The Radical Firearms RF-15 is an AR-15–style rifle assembled in Stafford, Texas, U.S. by Radical Firearms, originally released in 2016 at SHOT Show. Marketed at a competitively low price, it is considered to be a budget or entry level rifle designed for American consumers optimized for home defense or competition, usually chambered in 5.56/.223 and .300 Blackout.

The RF-15 is considered a competitor to other affordable AR-15-style platforms on the civilian market along with the Hi-Point HP-15 and the Palmetto State Armory PA-15.

==Design==
It uses a direct impingement gas system, has a 16-inch barrel with a 1:7 inch twist, has a 15-inch free-floated handguard with M-LOK attachment points, and an adjustable stock, while the upper receiver has a Picatinny top rail.

== Users ==
- BRA: Ceará State Civil Police

== Criminal use ==

There have been three recorded shootings involving the Radical Firearms RF-15:
- 2022 Bend, Oregon shooting: A 20-year-old gunman entered the shopping center armed with an RF-15, opened fired at a Safeway grocery store, killing two and wounded another two before committed suicide.
- 2023 Louisville bank shooting: An employee legally purchased an Radical Firearms RF-15 from a local store and opened fire during a morning staff meeting.

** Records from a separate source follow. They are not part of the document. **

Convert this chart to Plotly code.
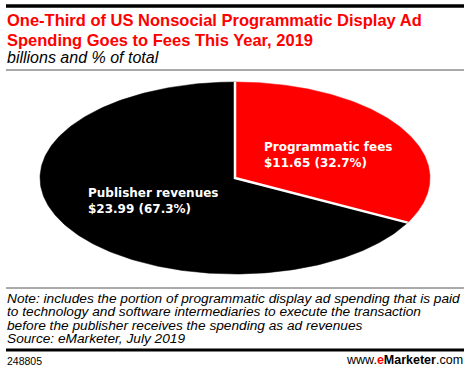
import numpy as np
import plotly.graph_objects as go

# ---- data ----
categories = ["Programmatic fees", "Publisher revenues"]
values = [11.65, 23.99]
shares = [32.7, 67.3]
colors = ["#ff0000", "#000000"]

title_lines = ["One-Third of US Nonsocial Programmatic Display Ad",
               "Spending Goes to Fees This Year, 2019"]
subtitle = "billions and % of total"
note_lines = [
    "Note: includes the portion of programmatic display ad spending that is paid",
    "to technology and software intermediaries to execute the transaction",
    "before the publisher receives the spending as ad revenues",
    "Source: eMarketer, July 2019",
]
chart_id = "248805"

W, H = 470, 372
cx, cy, rx, ry = 235, 178, 195, 96
FONT = "Liberation Sans, Arial, sans-serif"
LFONT = "DejaVu Sans, Verdana, sans-serif"

fig = go.Figure()

total = sum(values)
start = 0.0
label_pos = [(263, 151), (87, 197)]
for i, (cat, v, s, c) in enumerate(zip(categories, values, shares, colors)):
    frac = v / total
    th = np.linspace(start, start + frac * 2 * np.pi, 240)
    xs = np.concatenate([[cx], cx + rx * np.sin(th), [cx]])
    ys = np.concatenate([[cy], cy - ry * np.cos(th), [cy]])
    fig.add_trace(go.Scatter(x=xs, y=ys, fill="toself", fillcolor=c,
                             mode="lines", line=dict(color=c, width=0.5),
                             hoverinfo="skip", showlegend=False))
    start += frac * 2 * np.pi

# white separator lines
b = values[0] / total * 2 * np.pi
fig.add_trace(go.Scatter(x=[cx, cx, cx + rx * np.sin(b)],
                         y=[cy - ry, cy, cy - ry * np.cos(b)],
                         mode="lines", line=dict(color="white", width=2.5),
                         hoverinfo="skip", showlegend=False))


def text_line(x, baseline, txt, size, family, color="black", anchor="left"):
    fig.add_annotation(x=x, y=baseline - 0.33 * size, xref="x", yref="y",
                       xanchor=anchor, yanchor="middle", text=txt, showarrow=False,
                       borderpad=0,
                       font=dict(family=family, size=size, color=color))


for (lx, base), cat, v, s in zip(label_pos, categories, values, shares):
    text_line(lx, base, f"<b>{cat}</b>", 12, LFONT, "white")
    text_line(lx, base + 15.8, f"<b>${v:.2f} ({s}%)</b>", 12, LFONT, "white")

text_line(6, 25, "<b>" + title_lines[0] + "</b>", 16.5, FONT, "#ff0000")
text_line(6, 45, "<b>" + title_lines[1] + "</b>", 16.5, FONT, "#ff0000")
text_line(6, 63, "<i>" + subtitle + "</i>", 16, FONT)
for k, ln in enumerate(note_lines):
    text_line(6, 303 + k * 13.4, "<i>" + ln + "</i>", 13.7, FONT)
text_line(6, 364, chart_id, 10.5, FONT)
text_line(464, 364, "www.<b><span style='color:#ff0000'>e</span>Marketer</b>.com", 12.5, FONT,
          anchor="right")

shapes = [
    dict(type="line", x0=6, x1=464, y0=6, y1=6, line=dict(color="black", width=3.5)),
    dict(type="line", x0=6, x1=464, y0=70, y1=70, line=dict(color="#555555", width=1)),
    dict(type="line", x0=6, x1=464, y0=288, y1=288, line=dict(color="#555555", width=1)),
    dict(type="line", x0=6, x1=464, y0=350, y1=350, line=dict(color="black", width=3)),
]
for s in shapes:
    s.update(xref="x", yref="y", layer="above")

fig.update_layout(
    width=W, height=H, margin=dict(l=0, r=0, t=0, b=0),
    paper_bgcolor="white", plot_bgcolor="white", shapes=shapes,
    xaxis=dict(range=[0, W], visible=False, fixedrange=True),
    yaxis=dict(range=[H, 0], visible=False, fixedrange=True),
)
fig.write_html("out.html", config={"displayModeBar": False},
               post_script="document.body.style.margin='0';document.body.style.overflow='hidden';")
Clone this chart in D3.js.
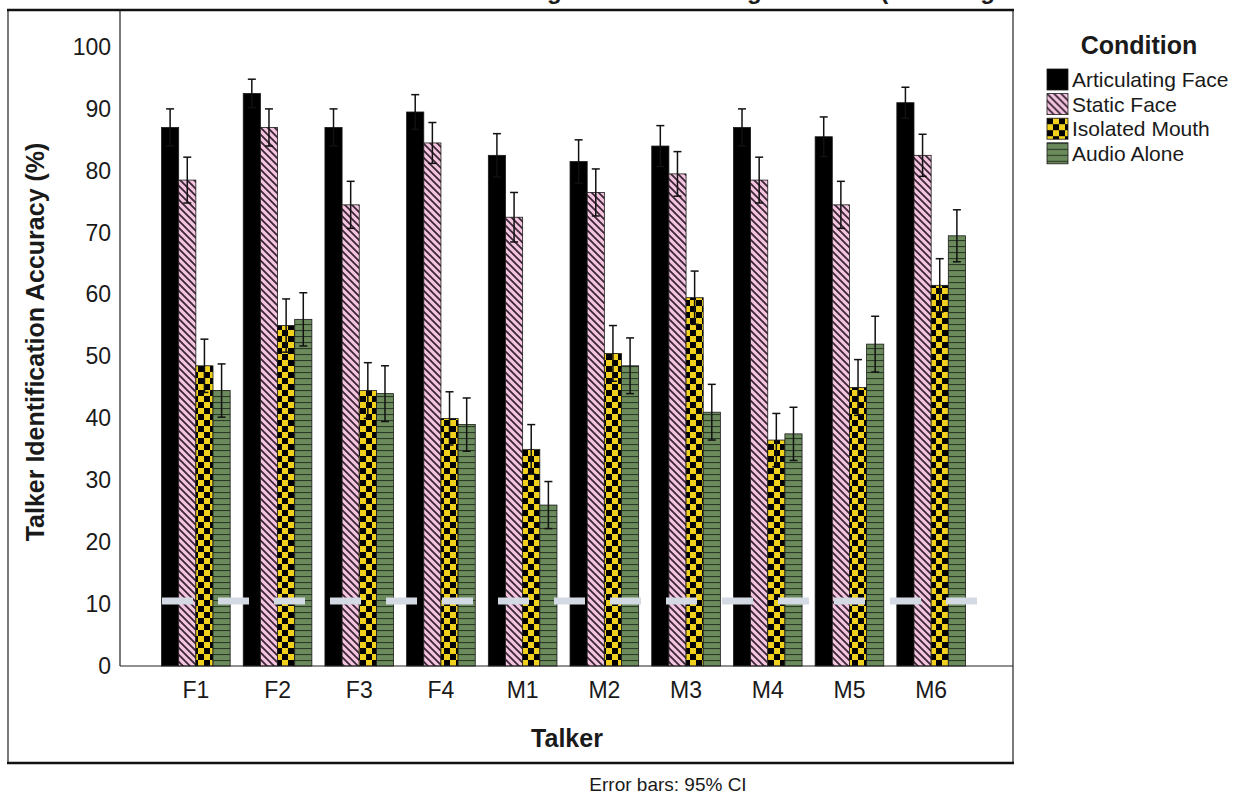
<!DOCTYPE html>
<html lang="en">
<head>
    <meta charset="UTF-8">
    <title>Talker Identification Accuracy</title>
    <script src="https://d3js.org/d3.v7.min.js"></script>
    <style>
        body { margin: 0; background: #fff; }
        text { font-family: "Liberation Sans", Arial, sans-serif; fill: #1a1a1a; }
    </style>
</head>
<body>
<script>
    const width  = 1236;
    const height = 796;

    // data
    const talkers    = ['F1', 'F2', 'F3', 'F4', 'M1', 'M2', 'M3', 'M4', 'M5', 'M6'];
    const conditions = ['Articulating Face', 'Static Face', 'Isolated Mouth', 'Audio Alone'];
    const articulating = [87, 92.5, 87, 89.5, 82.5, 81.5, 84, 87, 85.5, 91];
    const staticFace   = [78.5, 87, 74.5, 84.5, 72.5, 76.5, 79.5, 78.5, 74.5, 82.5];
    const mouth        = [48.5, 55, 44.5, 40, 35, 50.5, 59.5, 36.5, 45, 61.5];
    const audio        = [44.5, 56, 44, 39, 26, 48.5, 41, 37.5, 52, 69.5];
    const ciArticulating = [3, 2.3, 3, 2.8, 3.5, 3.5, 3.3, 3, 3.2, 2.5];
    const ciStatic       = [3.7, 3, 3.8, 3.3, 4, 3.8, 3.6, 3.7, 3.8, 3.4];
    const ciMouth        = [4.3, 4.3, 4.5, 4.3, 4, 4.5, 4.3, 4.3, 4.5, 4.3];
    const ciAudio        = [4.3, 4.3, 4.5, 4.3, 3.8, 4.5, 4.5, 4.3, 4.5, 4.2];
    const yTicks = [0, 10, 20, 30, 40, 50, 60, 70, 80, 90, 100];
    const chanceLevel = 10;

    const means = [articulating, staticFace, mouth, audio];
    const cis   = [ciArticulating, ciStatic, ciMouth, ciAudio];
    const fills = ['#000', 'url(#pStatic)', 'url(#pMouth)', 'url(#pAudio)'];

    const plot = {left: 120, right: 1013, top: 10, bottom: 666};
    const font = '"Liberation Sans", Arial, sans-serif';

    const svg = d3.select('body').append('svg')
        .attr('width', width).attr('height', height);

    // patterns
    const defs = svg.append('defs');
    const ps = defs.append('pattern').attr('id', 'pStatic')
        .attr('patternUnits', 'userSpaceOnUse').attr('width', 7).attr('height', 7);
    ps.append('rect').attr('width', 7).attr('height', 7).attr('fill', '#f4c4df');
    ps.append('path').attr('d', 'M0,0L7,7M-1,6L1,8M6,-1L8,1')
        .attr('stroke', '#3a2535').attr('stroke-width', 1.8);

    const pm = defs.append('pattern').attr('id', 'pMouth')
        .attr('patternUnits', 'userSpaceOnUse').attr('width', 12).attr('height', 12);
    pm.append('rect').attr('width', 12).attr('height', 12).attr('fill', '#f1d11e');
    pm.append('rect').attr('width', 6).attr('height', 6).attr('fill', '#000');
    pm.append('rect').attr('x', 6).attr('y', 6).attr('width', 6).attr('height', 6).attr('fill', '#000');

    const pa = defs.append('pattern').attr('id', 'pAudio')
        .attr('patternUnits', 'userSpaceOnUse').attr('width', 6).attr('height', 6);
    pa.append('rect').attr('width', 6).attr('height', 6).attr('fill', '#6c8b5c');
    pa.append('line').attr('x1', 0).attr('x2', 6).attr('y1', 0.5).attr('y2', 0.5)
        .attr('stroke', '#2a3a26').attr('stroke-width', 1.2);

    // title, clipped by the top edge as in the original (only descenders show)
    svg.append('text')
        .attr('x', 150).attr('y', -1)
        .style('font-size', '24px').style('font-weight', 'bold')
        .text('Mean Talker Identification Following Listener Training Sessions (Including All Test Blocks and Talkers)');

    const x = d3.scaleBand()
        .domain(talkers)
        .range([155, 972])
        .paddingInner(0.16)
        .paddingOuter(0.08);

    const xc = d3.scaleBand()
        .domain(conditions)
        .range([0, x.bandwidth()]);

    const y = d3.scaleLinear()
        .domain([0, 100])
        .range([plot.bottom, 47]);

    // bars
    conditions.forEach((c, ci) => {
        svg.append('g')
            .selectAll('rect')
            .data(talkers)
            .join('rect')
            .attr('x', t => x(t) + xc(c))
            .attr('y', (t, i) => y(means[ci][i]))
            .attr('width', xc.bandwidth())
            .attr('height', (t, i) => y(0) - y(means[ci][i]))
            .attr('fill', fills[ci])
            .attr('stroke', '#1a1a1a')
            .attr('stroke-width', 0.8);
    });

    // chance level dashes
    svg.append('line')
        .attr('x1', 162).attr('x2', 978)
        .attr('y1', y(chanceLevel) - 3).attr('y2', y(chanceLevel) - 3)
        .attr('stroke', '#d3dae4').attr('stroke-width', 7)
        .attr('stroke-dasharray', '31 25');

    // error bars
    conditions.forEach((c, ci) => {
        const g = svg.append('g').attr('stroke', '#111').attr('stroke-width', 1.5);
        talkers.forEach((t, i) => {
            const cx = x(t) + xc(c) + xc.bandwidth() / 2;
            const hi = y(means[ci][i] + cis[ci][i]);
            const lo = y(means[ci][i] - cis[ci][i]);
            g.append('line').attr('x1', cx).attr('x2', cx).attr('y1', hi).attr('y2', lo);
            g.append('line').attr('x1', cx - 4).attr('x2', cx + 4).attr('y1', hi).attr('y2', hi);
            g.append('line').attr('x1', cx - 4).attr('x2', cx + 4).attr('y1', lo).attr('y2', lo);
        });
    });

    // axes
    const yAxis = svg.append('g')
        .attr('transform', 'translate(' + plot.left + ',0)')
        .call(d3.axisLeft(y).tickValues(yTicks).tickSize(0).tickPadding(9));
    yAxis.select('.domain').remove();
    yAxis.selectAll('text')
        .style('font-size', '23px').style('font-family', font)
        .attr('fill', '#1a1a1a');

    const xAxis = svg.append('g')
        .attr('transform', 'translate(0,' + plot.bottom + ')')
        .call(d3.axisBottom(x).tickSize(0).tickPadding(16));
    xAxis.select('.domain').remove();
    xAxis.selectAll('text')
        .style('font-size', '23px').style('font-family', font)
        .attr('fill', '#1a1a1a');

    // frame and axis lines
    svg.append('rect')
        .attr('x', 8).attr('y', 10)
        .attr('width', plot.right - 8).attr('height', 753)
        .attr('fill', 'none').attr('stroke', '#222').attr('stroke-width', 1.2);
    svg.append('line').attr('x1', 7).attr('x2', plot.right + 1)
        .attr('y1', 10).attr('y2', 10).attr('stroke', '#111').attr('stroke-width', 2.5);
    svg.append('line').attr('x1', 7).attr('x2', plot.right + 1)
        .attr('y1', 763).attr('y2', 763).attr('stroke', '#111').attr('stroke-width', 2.5);
    svg.append('line').attr('x1', plot.left).attr('x2', plot.left)
        .attr('y1', plot.top).attr('y2', plot.bottom).attr('stroke', '#222').attr('stroke-width', 1.2);
    svg.append('line').attr('x1', plot.left).attr('x2', plot.right)
        .attr('y1', plot.bottom).attr('y2', plot.bottom).attr('stroke', '#222').attr('stroke-width', 1.2);

    // axis titles
    svg.append('text')
        .attr('transform', 'translate(44,342) rotate(-90)')
        .attr('text-anchor', 'middle')
        .style('font-size', '25px').style('font-weight', 'bold')
        .text('Talker Identification Accuracy (%)');

    svg.append('text')
        .attr('x', 567).attr('y', 747)
        .attr('text-anchor', 'middle')
        .style('font-size', '25px').style('font-weight', 'bold')
        .text('Talker');

    svg.append('text')
        .attr('x', 668).attr('y', 791)
        .attr('text-anchor', 'middle')
        .style('font-size', '19px')
        .text('Error bars: 95% CI');

    // legend
    svg.append('text')
        .attr('x', 1139).attr('y', 54)
        .attr('text-anchor', 'middle')
        .style('font-size', '25px').style('font-weight', 'bold')
        .text('Condition');

    const legend = svg.append('g').attr('transform', 'translate(1047,69)');
    const rows = legend.selectAll('g')
        .data(conditions)
        .join('g')
        .attr('transform', (d, i) => 'translate(0,' + (i * 24.6) + ')');
    rows.append('rect')
        .attr('width', 21).attr('height', 21)
        .attr('fill', (d, i) => fills[i])
        .attr('stroke', '#1a1a1a').attr('stroke-width', 0.8);
    rows.append('text')
        .attr('x', 25).attr('y', 18)
        .style('font-size', '21px')
        .text(d => d);
</script>
</body>
</html>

Five bank executives killed and eight others injured before the shooter was fatally shot by responding officers.
- 2024 Charlotte shootout: A heavily armed fugitive opened fire with an RF-15 on a task force serving an arrest warrant for unlawful possession of a firearm. Four law enforcement officers killed and four others wounded before the shooter was killed by returning fire from officers during the prolonged standoff.

== Lawsuit ==
Families of victims from the Louisville bank shooting are suing River City Firearms, alleging the gun store negligently sold an RF-15 to the shooter just days before the attack. A judge denied a motion to dismiss the case in May 2025, allowing the lawsuit to proceed toward a 2027 trial date.